Mark does not give us an answer why Jesus had to do it this way and many of us have to cope with sudden reversals of welfare that leave us wondering where God is in our lives or, in the words of President Bartlet in TV’s West Wing, makes us think he ‘just vindictive’. What might be said is this: life is a hazardous journey for most of us. The highs we experience – those times of joy and fulfilment, when we have a sense of purpose, of having made a difference – give us memories that can help us with the lows that follow – those moments of loneliness and despair, when our lives feel directionless and without meaning. They remind us that God has been doing things in our lives and will do so again. Our faith is often tested like the hull of a spacecraft entering the earth’s atmosphere, subject to fierce heat, before we can find our feet on the ground again.

 

The lows also help to make us more humble and to value the highs when they re-appear. People who have good fortune in this world, where most things seem to go right, can become careless and arrogant about it. They are tempted to attribute their good luck to being better than others and begin to divide the world up into those horrible categories of winners and losers.

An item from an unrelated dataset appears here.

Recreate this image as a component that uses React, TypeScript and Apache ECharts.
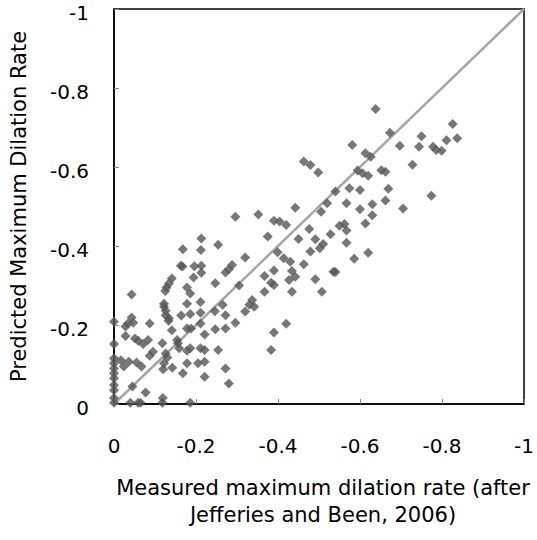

If you have ever walked in darkness, wondering where God is, you are much better fitted to help others who do than someone who has never suffered this way.

 

We don’t have any physical deserts to inhabit in the UK, but anyone who has spent even a short time in one knows it cuts you ruthlessly down to size. The heat, the lack of any protection from the sun, the absence of water, the sheer untamed size of the space, full of sand and rocks, tells you this is a place you cannot afford to spend much time in without support, before your welfare is put at risk. Around us there are people are wandering in their own desert. Not a literal one, but lives they feel trapped in, which oppress them and tempt them to lose hope. When Jesus went into the desert, there is no suggestion in Mark’s Gospel that he knew how long he would have to spend there. We know it would be forty days, but did he?

 

When people wander, bewildered, in their own desert in life, there is always the temptation to offer pastoral care and support in a way which rushes people out of it. Don’t worry, we say, it’ll soon be over. But the person stuck in the desert doesn’t feel this, just as I expect Jesus didn’t. We must spend time with them as they stagger through and linger with them there. No-one is inspired by being shouted at from a distance to get a move on. True encouragement in God is whispered in the ear, as we walk step by step with others in their pain.